-- BEGIN --
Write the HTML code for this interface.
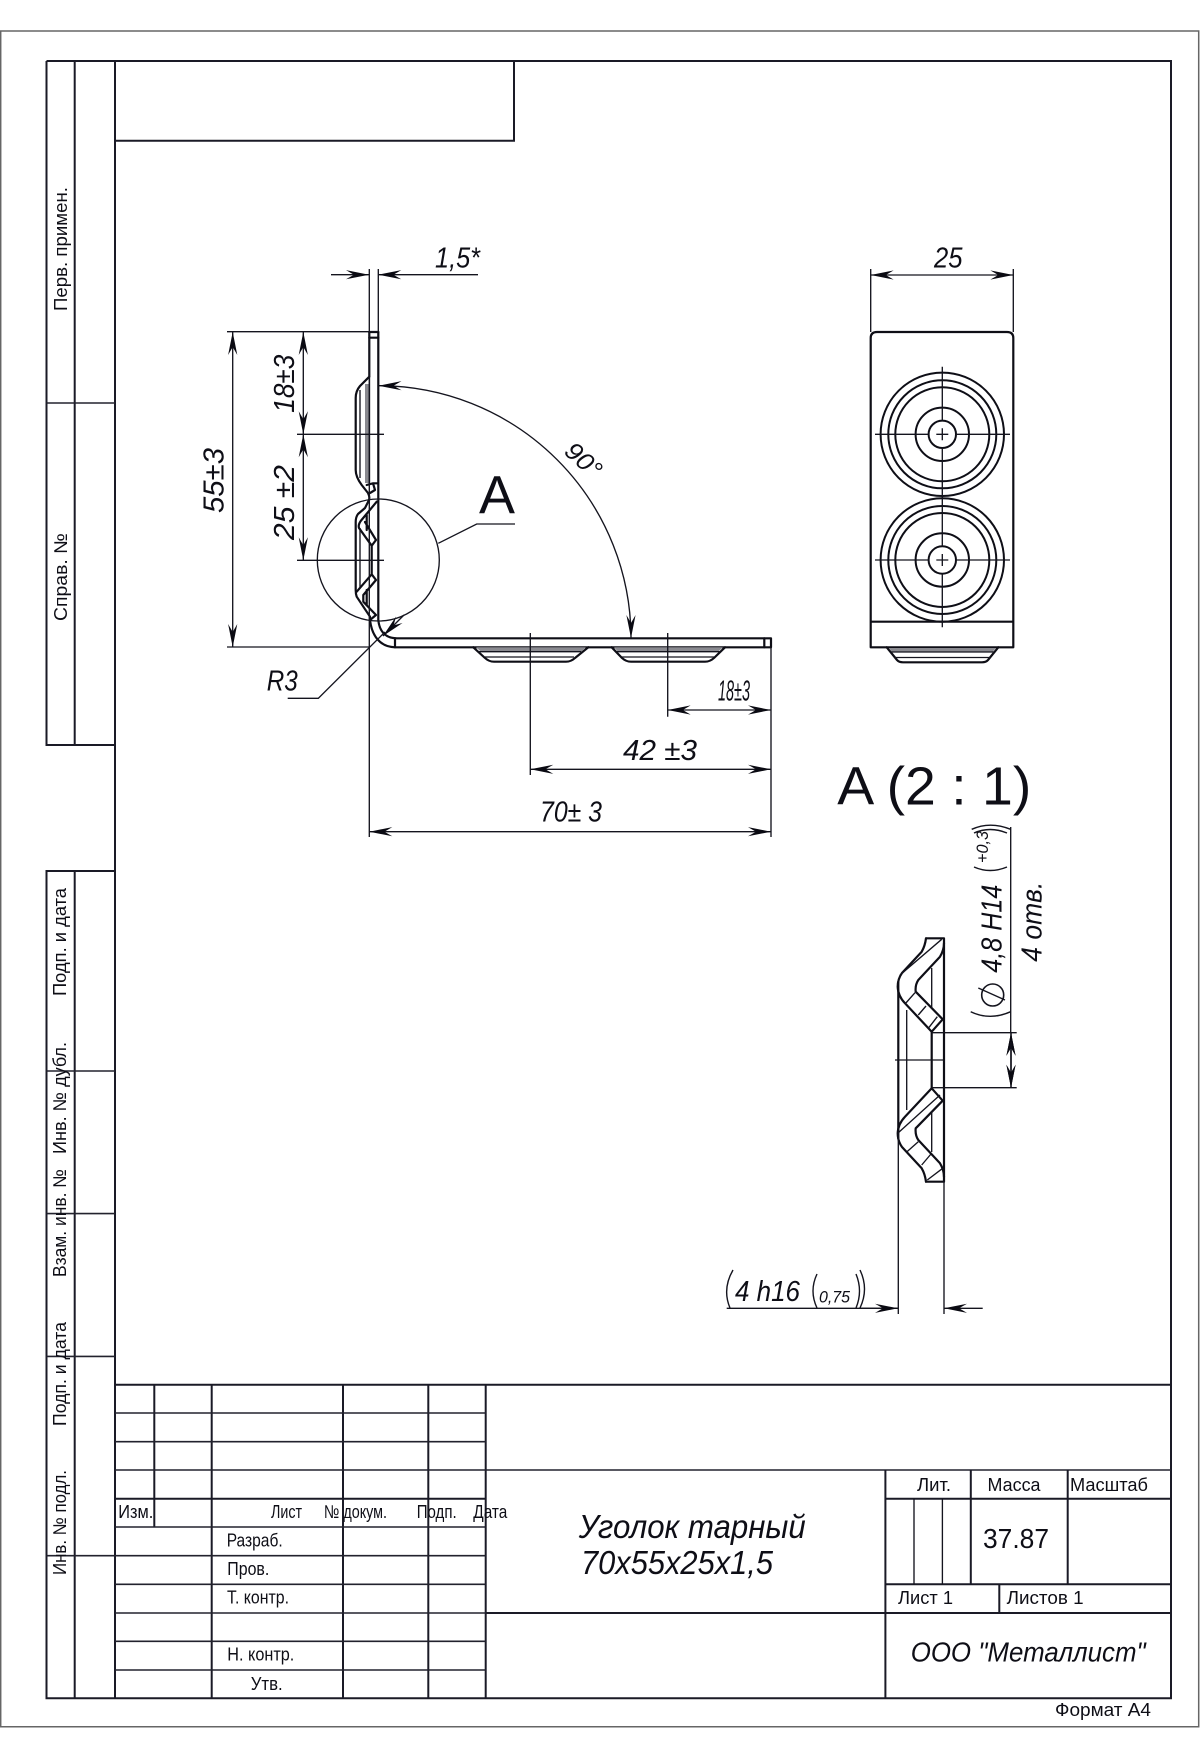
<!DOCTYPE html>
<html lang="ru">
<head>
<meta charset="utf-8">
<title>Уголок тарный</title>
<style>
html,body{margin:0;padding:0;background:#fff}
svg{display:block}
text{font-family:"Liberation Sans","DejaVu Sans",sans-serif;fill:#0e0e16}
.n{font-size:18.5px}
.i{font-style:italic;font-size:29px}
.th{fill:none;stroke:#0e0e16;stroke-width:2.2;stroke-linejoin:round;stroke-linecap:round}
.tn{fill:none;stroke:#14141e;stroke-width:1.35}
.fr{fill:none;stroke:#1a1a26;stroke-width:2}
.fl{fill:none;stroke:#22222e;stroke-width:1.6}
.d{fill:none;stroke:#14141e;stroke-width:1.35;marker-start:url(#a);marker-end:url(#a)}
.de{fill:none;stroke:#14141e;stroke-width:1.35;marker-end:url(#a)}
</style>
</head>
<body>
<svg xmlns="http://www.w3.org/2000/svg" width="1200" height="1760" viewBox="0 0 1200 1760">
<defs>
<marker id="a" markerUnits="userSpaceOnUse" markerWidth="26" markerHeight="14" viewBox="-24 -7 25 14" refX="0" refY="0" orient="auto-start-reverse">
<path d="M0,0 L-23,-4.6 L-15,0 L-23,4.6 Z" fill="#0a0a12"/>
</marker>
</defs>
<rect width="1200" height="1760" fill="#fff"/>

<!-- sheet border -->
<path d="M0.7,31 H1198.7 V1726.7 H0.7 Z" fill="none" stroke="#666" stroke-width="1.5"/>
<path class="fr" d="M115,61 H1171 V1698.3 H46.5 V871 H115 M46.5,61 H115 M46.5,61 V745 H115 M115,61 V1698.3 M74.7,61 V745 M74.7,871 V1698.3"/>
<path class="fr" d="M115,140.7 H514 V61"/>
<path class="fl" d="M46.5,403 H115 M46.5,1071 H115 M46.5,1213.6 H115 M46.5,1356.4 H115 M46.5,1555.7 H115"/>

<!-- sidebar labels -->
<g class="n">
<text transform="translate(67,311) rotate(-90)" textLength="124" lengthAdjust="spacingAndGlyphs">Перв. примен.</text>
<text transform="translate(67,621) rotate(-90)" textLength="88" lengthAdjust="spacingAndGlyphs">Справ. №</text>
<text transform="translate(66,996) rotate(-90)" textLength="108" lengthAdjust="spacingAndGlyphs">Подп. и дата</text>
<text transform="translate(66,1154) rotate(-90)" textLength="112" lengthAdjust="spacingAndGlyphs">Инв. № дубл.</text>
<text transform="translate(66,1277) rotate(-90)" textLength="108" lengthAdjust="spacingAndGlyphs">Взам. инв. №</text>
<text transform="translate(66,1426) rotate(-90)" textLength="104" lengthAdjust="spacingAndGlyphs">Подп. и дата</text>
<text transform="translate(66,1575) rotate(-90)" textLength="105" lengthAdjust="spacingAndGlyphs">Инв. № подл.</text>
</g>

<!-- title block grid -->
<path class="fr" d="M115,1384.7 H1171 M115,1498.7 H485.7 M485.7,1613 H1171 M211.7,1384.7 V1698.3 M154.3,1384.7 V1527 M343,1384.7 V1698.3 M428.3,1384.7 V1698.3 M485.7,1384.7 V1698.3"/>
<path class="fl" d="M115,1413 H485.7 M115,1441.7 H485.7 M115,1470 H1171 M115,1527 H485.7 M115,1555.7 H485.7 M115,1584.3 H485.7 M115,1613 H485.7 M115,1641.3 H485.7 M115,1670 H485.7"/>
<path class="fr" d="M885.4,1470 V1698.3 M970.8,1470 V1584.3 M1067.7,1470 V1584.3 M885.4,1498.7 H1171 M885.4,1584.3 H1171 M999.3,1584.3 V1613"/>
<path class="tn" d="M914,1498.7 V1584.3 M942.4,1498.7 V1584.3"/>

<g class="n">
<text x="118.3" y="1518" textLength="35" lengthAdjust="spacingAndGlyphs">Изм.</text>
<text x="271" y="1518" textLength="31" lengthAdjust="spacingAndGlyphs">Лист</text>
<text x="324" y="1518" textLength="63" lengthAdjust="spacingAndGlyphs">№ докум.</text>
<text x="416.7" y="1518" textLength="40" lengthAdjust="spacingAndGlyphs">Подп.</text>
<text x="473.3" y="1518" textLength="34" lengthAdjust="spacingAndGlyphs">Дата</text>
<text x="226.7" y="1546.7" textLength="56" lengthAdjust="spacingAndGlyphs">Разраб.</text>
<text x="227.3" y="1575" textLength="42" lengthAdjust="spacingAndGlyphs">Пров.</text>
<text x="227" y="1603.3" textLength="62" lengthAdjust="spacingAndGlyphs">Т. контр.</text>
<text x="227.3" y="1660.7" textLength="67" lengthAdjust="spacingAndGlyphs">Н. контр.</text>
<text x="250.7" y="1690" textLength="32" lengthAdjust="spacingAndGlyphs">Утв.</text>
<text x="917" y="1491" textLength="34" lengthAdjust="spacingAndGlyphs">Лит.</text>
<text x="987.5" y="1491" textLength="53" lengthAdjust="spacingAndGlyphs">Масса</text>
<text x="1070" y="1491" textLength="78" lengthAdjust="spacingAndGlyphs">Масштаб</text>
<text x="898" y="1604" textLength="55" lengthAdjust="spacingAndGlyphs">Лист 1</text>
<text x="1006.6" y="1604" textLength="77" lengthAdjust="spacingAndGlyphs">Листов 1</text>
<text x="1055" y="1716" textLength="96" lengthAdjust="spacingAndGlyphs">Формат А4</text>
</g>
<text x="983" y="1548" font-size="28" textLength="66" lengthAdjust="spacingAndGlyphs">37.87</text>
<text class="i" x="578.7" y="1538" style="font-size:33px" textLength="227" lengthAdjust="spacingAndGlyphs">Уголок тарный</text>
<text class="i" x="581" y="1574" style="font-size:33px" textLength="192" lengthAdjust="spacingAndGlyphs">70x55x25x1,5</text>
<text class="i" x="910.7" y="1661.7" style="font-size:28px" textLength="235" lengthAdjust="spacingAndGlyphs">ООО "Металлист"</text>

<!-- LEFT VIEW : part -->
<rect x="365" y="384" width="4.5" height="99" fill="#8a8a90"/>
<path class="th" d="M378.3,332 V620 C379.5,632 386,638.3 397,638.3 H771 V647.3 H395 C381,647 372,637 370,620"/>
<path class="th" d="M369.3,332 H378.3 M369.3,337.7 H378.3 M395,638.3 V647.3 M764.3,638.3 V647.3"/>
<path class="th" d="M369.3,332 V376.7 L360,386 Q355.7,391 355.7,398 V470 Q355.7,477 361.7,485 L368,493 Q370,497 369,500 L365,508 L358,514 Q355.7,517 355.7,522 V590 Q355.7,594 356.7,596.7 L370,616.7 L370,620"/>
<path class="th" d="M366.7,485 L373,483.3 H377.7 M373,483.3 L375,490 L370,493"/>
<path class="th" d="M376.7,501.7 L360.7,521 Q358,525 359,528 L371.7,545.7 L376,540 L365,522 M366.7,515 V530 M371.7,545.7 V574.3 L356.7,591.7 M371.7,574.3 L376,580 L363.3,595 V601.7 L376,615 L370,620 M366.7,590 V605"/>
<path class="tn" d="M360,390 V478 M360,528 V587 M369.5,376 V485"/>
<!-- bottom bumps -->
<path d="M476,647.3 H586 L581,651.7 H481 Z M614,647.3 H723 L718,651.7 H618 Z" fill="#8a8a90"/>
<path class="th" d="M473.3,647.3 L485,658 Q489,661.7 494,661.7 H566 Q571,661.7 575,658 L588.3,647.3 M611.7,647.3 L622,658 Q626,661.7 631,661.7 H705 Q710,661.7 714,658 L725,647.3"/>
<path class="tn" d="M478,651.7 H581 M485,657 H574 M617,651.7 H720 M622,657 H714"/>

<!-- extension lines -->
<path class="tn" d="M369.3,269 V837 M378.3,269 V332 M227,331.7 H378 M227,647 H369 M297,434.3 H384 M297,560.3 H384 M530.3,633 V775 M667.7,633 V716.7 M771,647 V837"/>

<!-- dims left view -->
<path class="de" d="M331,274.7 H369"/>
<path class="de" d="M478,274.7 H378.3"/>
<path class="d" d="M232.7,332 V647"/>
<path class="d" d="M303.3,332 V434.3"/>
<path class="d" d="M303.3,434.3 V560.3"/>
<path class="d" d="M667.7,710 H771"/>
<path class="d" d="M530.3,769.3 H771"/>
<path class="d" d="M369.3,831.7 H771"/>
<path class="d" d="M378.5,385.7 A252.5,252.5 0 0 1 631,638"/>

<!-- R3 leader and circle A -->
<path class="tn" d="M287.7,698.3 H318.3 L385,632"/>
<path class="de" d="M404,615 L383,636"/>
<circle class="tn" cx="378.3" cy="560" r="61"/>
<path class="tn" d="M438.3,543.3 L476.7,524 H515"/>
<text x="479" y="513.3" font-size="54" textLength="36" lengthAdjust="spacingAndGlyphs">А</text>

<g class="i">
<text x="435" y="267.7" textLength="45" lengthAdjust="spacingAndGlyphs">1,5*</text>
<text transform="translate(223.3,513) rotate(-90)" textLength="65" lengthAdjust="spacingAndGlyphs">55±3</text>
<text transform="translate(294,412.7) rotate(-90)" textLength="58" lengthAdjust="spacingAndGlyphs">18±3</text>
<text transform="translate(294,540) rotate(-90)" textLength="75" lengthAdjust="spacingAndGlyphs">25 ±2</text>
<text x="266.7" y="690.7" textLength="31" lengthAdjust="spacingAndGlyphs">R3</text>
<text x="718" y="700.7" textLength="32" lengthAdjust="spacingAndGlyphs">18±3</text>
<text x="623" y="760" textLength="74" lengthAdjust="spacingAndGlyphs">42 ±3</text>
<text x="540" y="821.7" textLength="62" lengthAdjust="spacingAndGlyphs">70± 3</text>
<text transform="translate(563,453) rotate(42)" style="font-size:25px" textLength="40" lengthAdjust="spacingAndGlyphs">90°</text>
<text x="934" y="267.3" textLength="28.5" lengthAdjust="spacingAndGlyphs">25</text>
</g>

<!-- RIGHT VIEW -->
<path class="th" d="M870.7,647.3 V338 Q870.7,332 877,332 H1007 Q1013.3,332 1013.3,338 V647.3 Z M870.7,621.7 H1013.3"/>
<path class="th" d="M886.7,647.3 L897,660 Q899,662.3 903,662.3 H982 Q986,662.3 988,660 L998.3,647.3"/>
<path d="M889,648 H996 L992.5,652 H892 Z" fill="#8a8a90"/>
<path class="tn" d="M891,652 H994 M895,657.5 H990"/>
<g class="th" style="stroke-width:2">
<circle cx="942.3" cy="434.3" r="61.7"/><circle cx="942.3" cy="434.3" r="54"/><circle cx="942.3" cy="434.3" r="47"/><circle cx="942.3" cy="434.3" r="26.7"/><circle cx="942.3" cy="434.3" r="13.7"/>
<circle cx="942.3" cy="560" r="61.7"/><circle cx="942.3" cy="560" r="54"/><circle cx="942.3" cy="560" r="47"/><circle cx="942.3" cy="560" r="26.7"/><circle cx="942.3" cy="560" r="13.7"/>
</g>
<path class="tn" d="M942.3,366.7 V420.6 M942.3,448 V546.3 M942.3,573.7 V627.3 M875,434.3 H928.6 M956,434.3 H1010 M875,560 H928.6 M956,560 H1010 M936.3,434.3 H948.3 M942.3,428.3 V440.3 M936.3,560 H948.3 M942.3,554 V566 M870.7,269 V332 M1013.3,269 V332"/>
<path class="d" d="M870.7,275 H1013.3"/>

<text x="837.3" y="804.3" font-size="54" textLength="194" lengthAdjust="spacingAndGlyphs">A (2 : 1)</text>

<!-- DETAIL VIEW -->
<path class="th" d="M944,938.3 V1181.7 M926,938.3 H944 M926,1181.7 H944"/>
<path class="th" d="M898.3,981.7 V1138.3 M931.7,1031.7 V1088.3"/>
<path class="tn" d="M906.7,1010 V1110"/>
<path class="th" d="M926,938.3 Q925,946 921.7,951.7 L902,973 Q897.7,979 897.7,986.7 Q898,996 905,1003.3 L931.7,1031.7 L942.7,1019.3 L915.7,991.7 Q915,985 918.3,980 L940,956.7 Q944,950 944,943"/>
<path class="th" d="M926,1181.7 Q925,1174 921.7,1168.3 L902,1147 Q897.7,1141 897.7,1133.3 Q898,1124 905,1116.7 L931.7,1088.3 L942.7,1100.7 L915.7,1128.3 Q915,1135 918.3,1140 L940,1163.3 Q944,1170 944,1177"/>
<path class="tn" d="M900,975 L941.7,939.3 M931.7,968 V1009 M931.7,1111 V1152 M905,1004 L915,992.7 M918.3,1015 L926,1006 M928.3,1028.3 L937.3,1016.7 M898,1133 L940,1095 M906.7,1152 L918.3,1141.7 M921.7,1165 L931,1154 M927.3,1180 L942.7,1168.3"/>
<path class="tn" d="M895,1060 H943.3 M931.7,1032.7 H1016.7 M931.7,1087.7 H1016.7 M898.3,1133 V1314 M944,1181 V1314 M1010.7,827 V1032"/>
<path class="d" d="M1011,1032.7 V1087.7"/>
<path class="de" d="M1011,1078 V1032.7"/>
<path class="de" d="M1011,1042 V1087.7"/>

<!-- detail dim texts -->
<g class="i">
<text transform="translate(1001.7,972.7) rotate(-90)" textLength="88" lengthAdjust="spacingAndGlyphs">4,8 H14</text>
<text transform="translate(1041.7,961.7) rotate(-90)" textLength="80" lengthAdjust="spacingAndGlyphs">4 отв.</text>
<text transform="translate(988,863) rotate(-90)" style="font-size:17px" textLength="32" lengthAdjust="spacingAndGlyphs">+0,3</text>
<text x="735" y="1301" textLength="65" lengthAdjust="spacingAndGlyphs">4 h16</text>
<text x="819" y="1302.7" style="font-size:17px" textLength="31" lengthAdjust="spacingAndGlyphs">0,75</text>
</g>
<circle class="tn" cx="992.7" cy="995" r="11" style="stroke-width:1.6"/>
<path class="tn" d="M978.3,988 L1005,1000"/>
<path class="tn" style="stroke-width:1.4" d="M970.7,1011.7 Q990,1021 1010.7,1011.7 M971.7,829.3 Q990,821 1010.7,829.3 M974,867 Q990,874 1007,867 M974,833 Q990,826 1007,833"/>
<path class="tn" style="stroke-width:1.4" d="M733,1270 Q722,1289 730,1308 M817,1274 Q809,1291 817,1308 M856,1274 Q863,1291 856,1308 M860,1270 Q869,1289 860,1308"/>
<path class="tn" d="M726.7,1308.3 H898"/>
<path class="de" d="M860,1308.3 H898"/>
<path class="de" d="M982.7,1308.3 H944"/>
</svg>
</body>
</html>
-- END --
> [What you are asked to do]: Pictures excluded, repeat exactly the lines from the top of the material through the line with "H115 M46.5,1071 H115", including both of those lines.

> [Result for this exercise]:
Write the HTML code for this interface.
<!DOCTYPE html>
<html lang="ru">
<head>
<meta charset="utf-8">
<title>Уголок тарный</title>
<style>
html,body{margin:0;padding:0;background:#fff}
svg{display:block}
text{font-family:"Liberation Sans","DejaVu Sans",sans-serif;fill:#0e0e16}
.n{font-size:18.5px}
.i{font-style:italic;font-size:29px}
.th{fill:none;stroke:#0e0e16;stroke-width:2.2;stroke-linejoin:round;stroke-linecap:round}
.tn{fill:none;stroke:#14141e;stroke-width:1.35}
.fr{fill:none;stroke:#1a1a26;stroke-width:2}
.fl{fill:none;stroke:#22222e;stroke-width:1.6}
.d{fill:none;stroke:#14141e;stroke-width:1.35;marker-start:url(#a);marker-end:url(#a)}
.de{fill:none;stroke:#14141e;stroke-width:1.35;marker-end:url(#a)}
</style>
</head>
<body>
<svg xmlns="http://www.w3.org/2000/svg" width="1200" height="1760" viewBox="0 0 1200 1760">
<defs>
<marker id="a" markerUnits="userSpaceOnUse" markerWidth="26" markerHeight="14" viewBox="-24 -7 25 14" refX="0" refY="0" orient="auto-start-reverse">
<path d="M0,0 L-23,-4.6 L-15,0 L-23,4.6 Z" fill="#0a0a12"/>
</marker>
</defs>
<rect width="1200" height="1760" fill="#fff"/>

<!-- sheet border -->
<path d="M0.7,31 H1198.7 V1726.7 H0.7 Z" fill="none" stroke="#666" stroke-width="1.5"/>
<path class="fr" d="M115,61 H1171 V1698.3 H46.5 V871 H115 M46.5,61 H115 M46.5,61 V745 H115 M115,61 V1698.3 M74.7,61 V745 M74.7,871 V1698.3"/>
<path class="fr" d="M115,140.7 H514 V61"/>
<path class="fl" d="M46.5,403 H115 M46.5,1071 H115 M46.5,1213.6 H115 M46.5,1356.4 H115 M46.5,1555.7 H115"/>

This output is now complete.